▶ Records to process
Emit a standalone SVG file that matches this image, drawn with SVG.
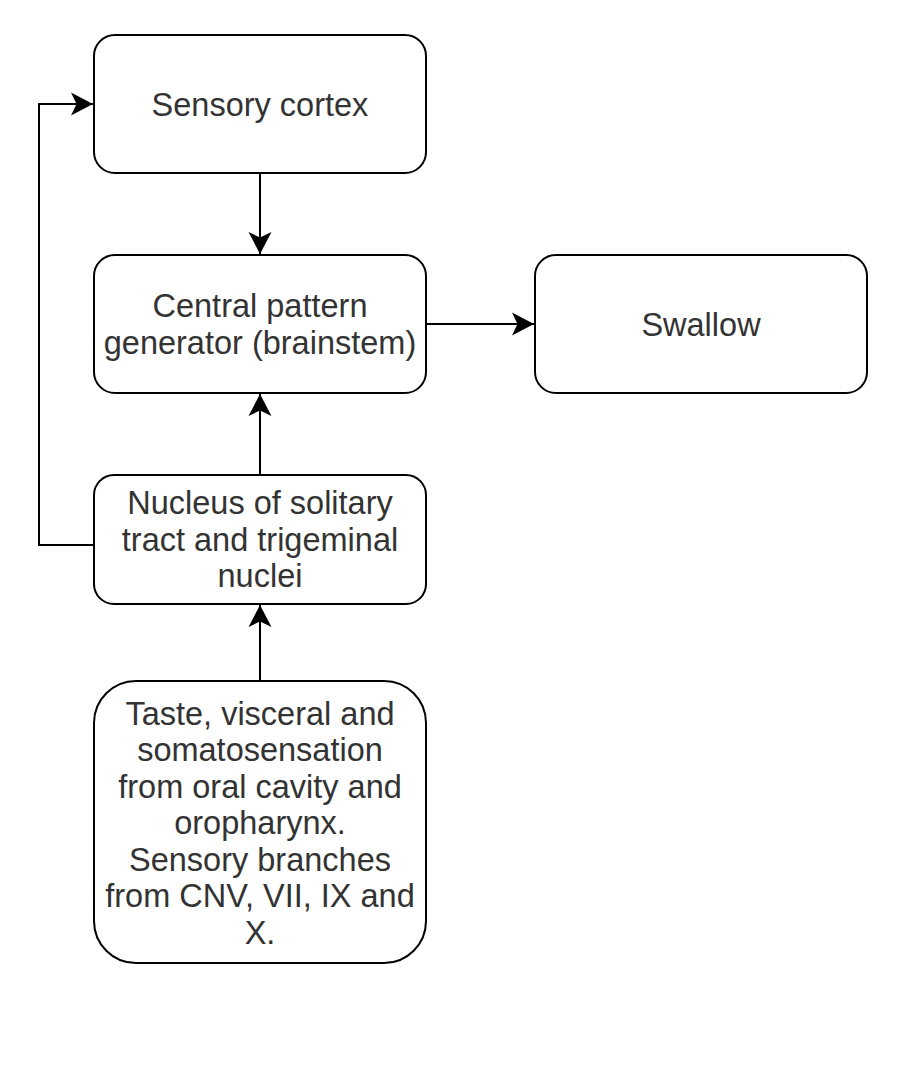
<svg xmlns="http://www.w3.org/2000/svg" width="918" height="1082" viewBox="0 0 918 1082">
<style>
.box{fill:#ffffff;stroke:#000000;stroke-width:2}
.lbl{font-family:"Liberation Sans",Arial,Helvetica,sans-serif;font-size:32.5px;fill:#333333;text-anchor:middle}
.edge{fill:none;stroke:#000000;stroke-width:2}
</style>
<defs>
<marker id="arr" markerUnits="userSpaceOnUse" viewBox="-23 -12 24 24" refX="0" refY="0" markerWidth="24" markerHeight="24" orient="auto">
<path d="M0,0 L-22,-11.5 L-16.5,0 L-22,11.5 Z" fill="#000000"/>
</marker>
</defs>
<rect width="918" height="1082" fill="#ffffff"/>
<g id="connectors">
<path class="edge" d="M260,173 L260,254" marker-end="url(#arr)"/>
<path class="edge" d="M426,324 L534,324" marker-end="url(#arr)"/>
<path class="edge" d="M260,475 L260,394" marker-end="url(#arr)"/>
<path class="edge" d="M260,681 L260,605" marker-end="url(#arr)"/>
<path class="edge" d="M94,545 L39,545 L39,104 L93,104" marker-end="url(#arr)"/>
</g>
<g id="sensory-cortex">
<rect class="box" x="94" y="35" width="332" height="138" rx="21"/>
<text class="lbl" x="260" y="116">Sensory cortex</text>
</g>
<g id="cpg">
<rect class="box" x="94" y="255" width="332" height="138" rx="21"/>
<text class="lbl" x="260" y="317">Central pattern</text>
<text class="lbl" x="260" y="354">generator (brainstem)</text>
</g>
<g id="swallow">
<rect class="box" x="535" y="255" width="332" height="138" rx="21"/>
<text class="lbl" x="701" y="336">Swallow</text>
</g>
<g id="nucleus">
<rect class="box" x="94" y="475" width="332" height="129" rx="20"/>
<text class="lbl" x="260" y="514">Nucleus of solitary</text>
<text class="lbl" x="260" y="550.5">tract and trigeminal</text>
<text class="lbl" x="260" y="587">nuclei</text>
</g>
<g id="taste">
<rect class="box" x="94" y="681" width="332" height="282" rx="42"/>
<text class="lbl" x="260" y="724.5">Taste, visceral and</text>
<text class="lbl" x="260" y="761">somatosensation</text>
<text class="lbl" x="260" y="797.5">from oral cavity and</text>
<text class="lbl" x="260" y="834">oropharynx.</text>
<text class="lbl" x="260" y="870.5">Sensory branches</text>
<text class="lbl" x="260" y="907">from CNV, VII, IX and</text>
<text class="lbl" x="260" y="943.5">X.</text>
</g>
</svg>
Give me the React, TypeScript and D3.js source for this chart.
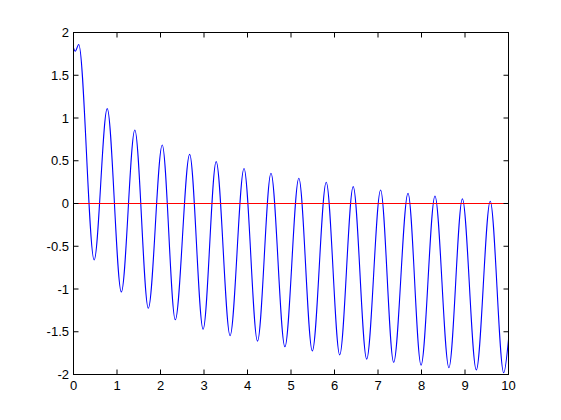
import React from "react";
import * as d3 from "d3";

// Values
const startT = [0, 0.04, 0.12];
const startY = [1.82, 1.78, 1.86];
const troughT = [0.475, 1.1, 1.72, 2.34, 2.98, 3.6, 4.23, 4.86, 5.49, 6.12, 6.74, 7.36, 7.99, 8.63, 9.26, 9.89];
const troughY = [-0.66, -1.035, -1.226, -1.36, -1.47, -1.546, -1.61, -1.675, -1.725, -1.77, -1.82, -1.857, -1.89, -1.92, -1.947, -1.98];
const peakT = [0.775, 1.41, 2.04, 2.67, 3.28, 3.92, 4.54, 5.18, 5.81, 6.43, 7.06, 7.69, 8.31, 8.94, 9.58];
const peakY = [1.11, 0.86, 0.684, 0.575, 0.49, 0.41, 0.353, 0.295, 0.248, 0.197, 0.158, 0.12, 0.088, 0.056, 0.026];
const endT = [10];
const endY = [-1.59];

const xTicks = [0, 1, 2, 3, 4, 5, 6, 7, 8, 9, 10];
const yTicks = [-2, -1.5, -1, -0.5, 0, 0.5, 1, 1.5, 2];
const xTickLabels = ["0", "1", "2", "3", "4", "5", "6", "7", "8", "9", "10"];
const yTickLabels = ["-2", "-1.5", "-1", "-0.5", "0", "0.5", "1", "1.5", "2"];

const W = 561;
const H = 420;
const L = 73.5, R = 508.5, T = 32.5, B = 374.5;

export default function App() {
  const x = d3.scaleLinear().domain([0, 10]).range([L, R]);
  const y = d3.scaleLinear().domain([-2, 2]).range([B, T]);

  const pts: [number, number][] = [];
  startT.forEach((t, i) => pts.push([t, startY[i]]));
  troughT.forEach((t, i) => pts.push([t, troughY[i]]));
  peakT.forEach((t, i) => pts.push([t, peakY[i]]));
  endT.forEach((t, i) => pts.push([t, endY[i]]));
  pts.sort((a, b) => a[0] - b[0]);

  const line = d3
    .line<[number, number]>()
    .x((d) => x(d[0]))
    .y((d) => y(d[1]))
    .curve(d3.curveMonotoneX);

  const tickLen = 5;
  const font = "'Liberation Sans', Arial, Helvetica, sans-serif";

  return (
    <svg
      width={W}
      height={H}
      style={{ position: "absolute", left: 0, top: 0, background: "#fff" }}
    >
      <rect x={0} y={0} width={W} height={H} fill="#fff" />
      <path d={line(pts) || ""} fill="none" stroke="#0000ff" strokeWidth={1.1} />
      <line x1={L} x2={R} y1={y(0)} y2={y(0)} stroke="#ff0000" strokeWidth={1} />
      <rect x={L} y={T} width={R - L} height={B - T} fill="none" stroke="#000" strokeWidth={1} />
      {xTicks.map((v, i) => (
        <g key={"x" + i}>
          <line x1={x(v)} x2={x(v)} y1={B} y2={B - tickLen} stroke="#000" />
          <line x1={x(v)} x2={x(v)} y1={T} y2={T + tickLen} stroke="#000" />
          <text
            x={x(v)}
            y={389.5}
            textAnchor="middle"
            fontFamily={font}
            fontSize={13}
            fill="#000"
          >
            {xTickLabels[i]}
          </text>
        </g>
      ))}
      {yTicks.map((v, i) => (
        <g key={"y" + i}>
          <line x1={L} x2={L + tickLen} y1={y(v)} y2={y(v)} stroke="#000" />
          <line x1={R} x2={R - tickLen} y1={y(v)} y2={y(v)} stroke="#000" />
          <text
            x={69}
            y={y(v) + 4.7}
            textAnchor="end"
            fontFamily={font}
            fontSize={13}
            fill="#000"
          >
            {yTickLabels[i]}
          </text>
        </g>
      ))}
    </svg>
  );
}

▶ Exercise
Set the pictures aside and transcribe the data above exactly.

▶ Right answer
Emit a standalone SVG file that matches this image, drawn with SVG.
<svg xmlns="http://www.w3.org/2000/svg" width="918" height="1082" viewBox="0 0 918 1082">
<style>
.box{fill:#ffffff;stroke:#000000;stroke-width:2}
.lbl{font-family:"Liberation Sans",Arial,Helvetica,sans-serif;font-size:32.5px;fill:#333333;text-anchor:middle}
.edge{fill:none;stroke:#000000;stroke-width:2}
</style>
<defs>
<marker id="arr" markerUnits="userSpaceOnUse" viewBox="-23 -12 24 24" refX="0" refY="0" markerWidth="24" markerHeight="24" orient="auto">
<path d="M0,0 L-22,-11.5 L-16.5,0 L-22,11.5 Z" fill="#000000"/>
</marker>
</defs>
<rect width="918" height="1082" fill="#ffffff"/>
<g id="connectors">
<path class="edge" d="M260,173 L260,254" marker-end="url(#arr)"/>
<path class="edge" d="M426,324 L534,324" marker-end="url(#arr)"/>
<path class="edge" d="M260,475 L260,394" marker-end="url(#arr)"/>
<path class="edge" d="M260,681 L260,605" marker-end="url(#arr)"/>
<path class="edge" d="M94,545 L39,545 L39,104 L93,104" marker-end="url(#arr)"/>
</g>
<g id="sensory-cortex">
<rect class="box" x="94" y="35" width="332" height="138" rx="21"/>
<text class="lbl" x="260" y="116">Sensory cortex</text>
</g>
<g id="cpg">
<rect class="box" x="94" y="255" width="332" height="138" rx="21"/>
<text class="lbl" x="260" y="317">Central pattern</text>
<text class="lbl" x="260" y="354">generator (brainstem)</text>
</g>
<g id="swallow">
<rect class="box" x="535" y="255" width="332" height="138" rx="21"/>
<text class="lbl" x="701" y="336">Swallow</text>
</g>
<g id="nucleus">
<rect class="box" x="94" y="475" width="332" height="129" rx="20"/>
<text class="lbl" x="260" y="514">Nucleus of solitary</text>
<text class="lbl" x="260" y="550.5">tract and trigeminal</text>
<text class="lbl" x="260" y="587">nuclei</text>
</g>
<g id="taste">
<rect class="box" x="94" y="681" width="332" height="282" rx="42"/>
<text class="lbl" x="260" y="724.5">Taste, visceral and</text>
<text class="lbl" x="260" y="761">somatosensation</text>
<text class="lbl" x="260" y="797.5">from oral cavity and</text>
<text class="lbl" x="260" y="834">oropharynx.</text>
<text class="lbl" x="260" y="870.5">Sensory branches</text>
<text class="lbl" x="260" y="907">from CNV, VII, IX and</text>
<text class="lbl" x="260" y="943.5">X.</text>
</g>
</svg>
Give me the React, TypeScript and D3.js source for this chart.
import React from "react";
import * as d3 from "d3";

// Values
const startT = [0, 0.04, 0.12];
const startY = [1.82, 1.78, 1.86];
const troughT = [0.475, 1.1, 1.72, 2.34, 2.98, 3.6, 4.23, 4.86, 5.49, 6.12, 6.74, 7.36, 7.99, 8.63, 9.26, 9.89];
const troughY = [-0.66, -1.035, -1.226, -1.36, -1.47, -1.546, -1.61, -1.675, -1.725, -1.77, -1.82, -1.857, -1.89, -1.92, -1.947, -1.98];
const peakT = [0.775, 1.41, 2.04, 2.67, 3.28, 3.92, 4.54, 5.18, 5.81, 6.43, 7.06, 7.69, 8.31, 8.94, 9.58];
const peakY = [1.11, 0.86, 0.684, 0.575, 0.49, 0.41, 0.353, 0.295, 0.248, 0.197, 0.158, 0.12, 0.088, 0.056, 0.026];
const endT = [10];
const endY = [-1.59];

const xTicks = [0, 1, 2, 3, 4, 5, 6, 7, 8, 9, 10];
const yTicks = [-2, -1.5, -1, -0.5, 0, 0.5, 1, 1.5, 2];
const xTickLabels = ["0", "1", "2", "3", "4", "5", "6", "7", "8", "9", "10"];
const yTickLabels = ["-2", "-1.5", "-1", "-0.5", "0", "0.5", "1", "1.5", "2"];

const W = 561;
const H = 420;
const L = 73.5, R = 508.5, T = 32.5, B = 374.5;

export default function App() {
  const x = d3.scaleLinear().domain([0, 10]).range([L, R]);
  const y = d3.scaleLinear().domain([-2, 2]).range([B, T]);

  const pts: [number, number][] = [];
  startT.forEach((t, i) => pts.push([t, startY[i]]));
  troughT.forEach((t, i) => pts.push([t, troughY[i]]));
  peakT.forEach((t, i) => pts.push([t, peakY[i]]));
  endT.forEach((t, i) => pts.push([t, endY[i]]));
  pts.sort((a, b) => a[0] - b[0]);

  const line = d3
    .line<[number, number]>()
    .x((d) => x(d[0]))
    .y((d) => y(d[1]))
    .curve(d3.curveMonotoneX);

  const tickLen = 5;
  const font = "'Liberation Sans', Arial, Helvetica, sans-serif";

  return (
    <svg
      width={W}
      height={H}
      style={{ position: "absolute", left: 0, top: 0, background: "#fff" }}
    >
      <rect x={0} y={0} width={W} height={H} fill="#fff" />
      <path d={line(pts) || ""} fill="none" stroke="#0000ff" strokeWidth={1.1} />
      <line x1={L} x2={R} y1={y(0)} y2={y(0)} stroke="#ff0000" strokeWidth={1} />
      <rect x={L} y={T} width={R - L} height={B - T} fill="none" stroke="#000" strokeWidth={1} />
      {xTicks.map((v, i) => (
        <g key={"x" + i}>
          <line x1={x(v)} x2={x(v)} y1={B} y2={B - tickLen} stroke="#000" />
          <line x1={x(v)} x2={x(v)} y1={T} y2={T + tickLen} stroke="#000" />
          <text
            x={x(v)}
            y={389.5}
            textAnchor="middle"
            fontFamily={font}
            fontSize={13}
            fill="#000"
          >
            {xTickLabels[i]}
          </text>
        </g>
      ))}
      {yTicks.map((v, i) => (
        <g key={"y" + i}>
          <line x1={L} x2={L + tickLen} y1={y(v)} y2={y(v)} stroke="#000" />
          <line x1={R} x2={R - tickLen} y1={y(v)} y2={y(v)} stroke="#000" />
          <text
            x={69}
            y={y(v) + 4.7}
            textAnchor="end"
            fontFamily={font}
            fontSize={13}
            fill="#000"
          >
            {yTickLabels[i]}
          </text>
        </g>
      ))}
    </svg>
  );
}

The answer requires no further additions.